- Requirements -
Each of the entries should be retyped precisely as it appears.

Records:
----------------

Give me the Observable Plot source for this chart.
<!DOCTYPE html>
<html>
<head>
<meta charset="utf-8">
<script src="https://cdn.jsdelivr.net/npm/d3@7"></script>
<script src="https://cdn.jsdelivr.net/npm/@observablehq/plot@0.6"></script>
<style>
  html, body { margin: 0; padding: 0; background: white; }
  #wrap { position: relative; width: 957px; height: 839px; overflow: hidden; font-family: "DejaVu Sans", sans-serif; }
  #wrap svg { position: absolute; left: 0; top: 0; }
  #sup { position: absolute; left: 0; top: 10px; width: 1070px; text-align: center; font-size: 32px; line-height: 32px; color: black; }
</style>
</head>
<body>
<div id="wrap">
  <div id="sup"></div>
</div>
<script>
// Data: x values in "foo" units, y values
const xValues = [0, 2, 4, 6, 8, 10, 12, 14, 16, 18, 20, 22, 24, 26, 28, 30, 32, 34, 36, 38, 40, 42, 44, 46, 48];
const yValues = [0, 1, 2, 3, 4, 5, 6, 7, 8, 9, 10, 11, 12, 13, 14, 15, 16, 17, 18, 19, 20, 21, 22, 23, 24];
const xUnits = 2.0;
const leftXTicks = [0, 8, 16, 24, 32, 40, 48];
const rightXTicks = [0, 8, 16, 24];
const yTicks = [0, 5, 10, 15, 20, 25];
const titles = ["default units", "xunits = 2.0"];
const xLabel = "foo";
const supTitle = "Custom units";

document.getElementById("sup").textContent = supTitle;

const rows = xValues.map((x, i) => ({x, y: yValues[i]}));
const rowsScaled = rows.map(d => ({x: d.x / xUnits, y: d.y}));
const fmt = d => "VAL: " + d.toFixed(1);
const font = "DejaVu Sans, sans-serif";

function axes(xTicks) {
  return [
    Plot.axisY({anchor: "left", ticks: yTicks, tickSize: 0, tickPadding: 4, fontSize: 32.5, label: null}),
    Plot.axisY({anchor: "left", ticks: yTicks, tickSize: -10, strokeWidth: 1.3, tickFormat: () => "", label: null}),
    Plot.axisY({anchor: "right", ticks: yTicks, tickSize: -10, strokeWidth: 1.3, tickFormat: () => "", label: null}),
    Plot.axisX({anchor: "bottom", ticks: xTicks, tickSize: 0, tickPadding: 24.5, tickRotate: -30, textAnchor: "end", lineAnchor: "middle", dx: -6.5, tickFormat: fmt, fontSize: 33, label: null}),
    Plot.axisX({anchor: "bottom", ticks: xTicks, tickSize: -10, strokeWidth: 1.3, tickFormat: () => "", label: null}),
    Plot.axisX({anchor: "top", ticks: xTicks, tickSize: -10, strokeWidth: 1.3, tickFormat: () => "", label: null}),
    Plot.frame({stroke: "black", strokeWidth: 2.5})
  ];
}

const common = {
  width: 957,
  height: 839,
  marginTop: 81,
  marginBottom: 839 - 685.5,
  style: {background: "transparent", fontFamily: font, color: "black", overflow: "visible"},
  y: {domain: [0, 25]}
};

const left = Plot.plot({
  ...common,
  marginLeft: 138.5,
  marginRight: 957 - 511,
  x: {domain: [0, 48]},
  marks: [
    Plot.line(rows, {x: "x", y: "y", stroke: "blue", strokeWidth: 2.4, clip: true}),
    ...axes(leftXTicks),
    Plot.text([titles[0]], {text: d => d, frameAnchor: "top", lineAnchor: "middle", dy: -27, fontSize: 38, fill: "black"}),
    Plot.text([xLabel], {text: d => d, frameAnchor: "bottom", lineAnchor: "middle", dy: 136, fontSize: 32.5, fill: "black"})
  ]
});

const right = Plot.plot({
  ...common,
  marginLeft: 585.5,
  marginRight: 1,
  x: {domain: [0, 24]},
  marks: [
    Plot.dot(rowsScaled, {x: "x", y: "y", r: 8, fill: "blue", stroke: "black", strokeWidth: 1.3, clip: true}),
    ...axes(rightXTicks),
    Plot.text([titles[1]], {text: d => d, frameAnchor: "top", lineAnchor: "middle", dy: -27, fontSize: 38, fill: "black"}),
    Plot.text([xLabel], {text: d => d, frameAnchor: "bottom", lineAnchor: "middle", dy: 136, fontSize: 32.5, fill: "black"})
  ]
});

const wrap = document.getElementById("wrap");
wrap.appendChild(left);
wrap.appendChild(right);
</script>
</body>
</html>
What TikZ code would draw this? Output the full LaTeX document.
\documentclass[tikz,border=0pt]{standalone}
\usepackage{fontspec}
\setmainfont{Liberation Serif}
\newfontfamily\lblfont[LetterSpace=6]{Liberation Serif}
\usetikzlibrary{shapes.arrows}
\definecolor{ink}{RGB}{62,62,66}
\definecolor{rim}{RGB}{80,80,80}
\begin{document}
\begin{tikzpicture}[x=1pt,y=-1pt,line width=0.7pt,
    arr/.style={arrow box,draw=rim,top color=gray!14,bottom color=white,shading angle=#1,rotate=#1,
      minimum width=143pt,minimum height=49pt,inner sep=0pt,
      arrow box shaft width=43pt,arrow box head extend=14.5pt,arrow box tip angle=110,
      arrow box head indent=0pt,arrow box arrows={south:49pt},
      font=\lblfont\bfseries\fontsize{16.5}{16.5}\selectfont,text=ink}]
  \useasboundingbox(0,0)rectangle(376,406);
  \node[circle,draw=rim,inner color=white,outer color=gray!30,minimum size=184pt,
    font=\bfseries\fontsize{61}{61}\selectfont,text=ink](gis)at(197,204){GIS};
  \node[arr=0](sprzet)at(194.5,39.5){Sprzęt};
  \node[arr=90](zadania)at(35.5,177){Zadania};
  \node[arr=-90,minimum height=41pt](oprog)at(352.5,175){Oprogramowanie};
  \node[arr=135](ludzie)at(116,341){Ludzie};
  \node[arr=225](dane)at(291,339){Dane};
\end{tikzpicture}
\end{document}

----------------

- Final answer -
Give me the Observable Plot source for this chart.
<!DOCTYPE html>
<html>
<head>
<meta charset="utf-8">
<script src="https://cdn.jsdelivr.net/npm/d3@7"></script>
<script src="https://cdn.jsdelivr.net/npm/@observablehq/plot@0.6"></script>
<style>
  html, body { margin: 0; padding: 0; background: white; }
  #wrap { position: relative; width: 957px; height: 839px; overflow: hidden; font-family: "DejaVu Sans", sans-serif; }
  #wrap svg { position: absolute; left: 0; top: 0; }
  #sup { position: absolute; left: 0; top: 10px; width: 1070px; text-align: center; font-size: 32px; line-height: 32px; color: black; }
</style>
</head>
<body>
<div id="wrap">
  <div id="sup"></div>
</div>
<script>
// Data: x values in "foo" units, y values
const xValues = [0, 2, 4, 6, 8, 10, 12, 14, 16, 18, 20, 22, 24, 26, 28, 30, 32, 34, 36, 38, 40, 42, 44, 46, 48];
const yValues = [0, 1, 2, 3, 4, 5, 6, 7, 8, 9, 10, 11, 12, 13, 14, 15, 16, 17, 18, 19, 20, 21, 22, 23, 24];
const xUnits = 2.0;
const leftXTicks = [0, 8, 16, 24, 32, 40, 48];
const rightXTicks = [0, 8, 16, 24];
const yTicks = [0, 5, 10, 15, 20, 25];
const titles = ["default units", "xunits = 2.0"];
const xLabel = "foo";
const supTitle = "Custom units";

document.getElementById("sup").textContent = supTitle;

const rows = xValues.map((x, i) => ({x, y: yValues[i]}));
const rowsScaled = rows.map(d => ({x: d.x / xUnits, y: d.y}));
const fmt = d => "VAL: " + d.toFixed(1);
const font = "DejaVu Sans, sans-serif";

function axes(xTicks) {
  return [
    Plot.axisY({anchor: "left", ticks: yTicks, tickSize: 0, tickPadding: 4, fontSize: 32.5, label: null}),
    Plot.axisY({anchor: "left", ticks: yTicks, tickSize: -10, strokeWidth: 1.3, tickFormat: () => "", label: null}),
    Plot.axisY({anchor: "right", ticks: yTicks, tickSize: -10, strokeWidth: 1.3, tickFormat: () => "", label: null}),
    Plot.axisX({anchor: "bottom", ticks: xTicks, tickSize: 0, tickPadding: 24.5, tickRotate: -30, textAnchor: "end", lineAnchor: "middle", dx: -6.5, tickFormat: fmt, fontSize: 33, label: null}),
    Plot.axisX({anchor: "bottom", ticks: xTicks, tickSize: -10, strokeWidth: 1.3, tickFormat: () => "", label: null}),
    Plot.axisX({anchor: "top", ticks: xTicks, tickSize: -10, strokeWidth: 1.3, tickFormat: () => "", label: null}),
    Plot.frame({stroke: "black", strokeWidth: 2.5})
  ];
}

const common = {
  width: 957,
  height: 839,
  marginTop: 81,
  marginBottom: 839 - 685.5,
  style: {background: "transparent", fontFamily: font, color: "black", overflow: "visible"},
  y: {domain: [0, 25]}
};

const left = Plot.plot({
  ...common,
  marginLeft: 138.5,
  marginRight: 957 - 511,
  x: {domain: [0, 48]},
  marks: [
    Plot.line(rows, {x: "x", y: "y", stroke: "blue", strokeWidth: 2.4, clip: true}),
    ...axes(leftXTicks),
    Plot.text([titles[0]], {text: d => d, frameAnchor: "top", lineAnchor: "middle", dy: -27, fontSize: 38, fill: "black"}),
    Plot.text([xLabel], {text: d => d, frameAnchor: "bottom", lineAnchor: "middle", dy: 136, fontSize: 32.5, fill: "black"})
  ]
});

const right = Plot.plot({
  ...common,
  marginLeft: 585.5,
  marginRight: 1,
  x: {domain: [0, 24]},
  marks: [
    Plot.dot(rowsScaled, {x: "x", y: "y", r: 8, fill: "blue", stroke: "black", strokeWidth: 1.3, clip: true}),
    ...axes(rightXTicks),
    Plot.text([titles[1]], {text: d => d, frameAnchor: "top", lineAnchor: "middle", dy: -27, fontSize: 38, fill: "black"}),
    Plot.text([xLabel], {text: d => d, frameAnchor: "bottom", lineAnchor: "middle", dy: 136, fontSize: 32.5, fill: "black"})
  ]
});

const wrap = document.getElementById("wrap");
wrap.appendChild(left);
wrap.appendChild(right);
</script>
</body>
</html>
What TikZ code would draw this? Output the full LaTeX document.
\documentclass[tikz,border=0pt]{standalone}
\usepackage{fontspec}
\setmainfont{Liberation Serif}
\newfontfamily\lblfont[LetterSpace=6]{Liberation Serif}
\usetikzlibrary{shapes.arrows}
\definecolor{ink}{RGB}{62,62,66}
\definecolor{rim}{RGB}{80,80,80}
\begin{document}
\begin{tikzpicture}[x=1pt,y=-1pt,line width=0.7pt,
    arr/.style={arrow box,draw=rim,top color=gray!14,bottom color=white,shading angle=#1,rotate=#1,
      minimum width=143pt,minimum height=49pt,inner sep=0pt,
      arrow box shaft width=43pt,arrow box head extend=14.5pt,arrow box tip angle=110,
      arrow box head indent=0pt,arrow box arrows={south:49pt},
      font=\lblfont\bfseries\fontsize{16.5}{16.5}\selectfont,text=ink}]
  \useasboundingbox(0,0)rectangle(376,406);
  \node[circle,draw=rim,inner color=white,outer color=gray!30,minimum size=184pt,
    font=\bfseries\fontsize{61}{61}\selectfont,text=ink](gis)at(197,204){GIS};
  \node[arr=0](sprzet)at(194.5,39.5){Sprzęt};
  \node[arr=90](zadania)at(35.5,177){Zadania};
  \node[arr=-90,minimum height=41pt](oprog)at(352.5,175){Oprogramowanie};
  \node[arr=135](ludzie)at(116,341){Ludzie};
  \node[arr=225](dane)at(291,339){Dane};
\end{tikzpicture}
\end{document}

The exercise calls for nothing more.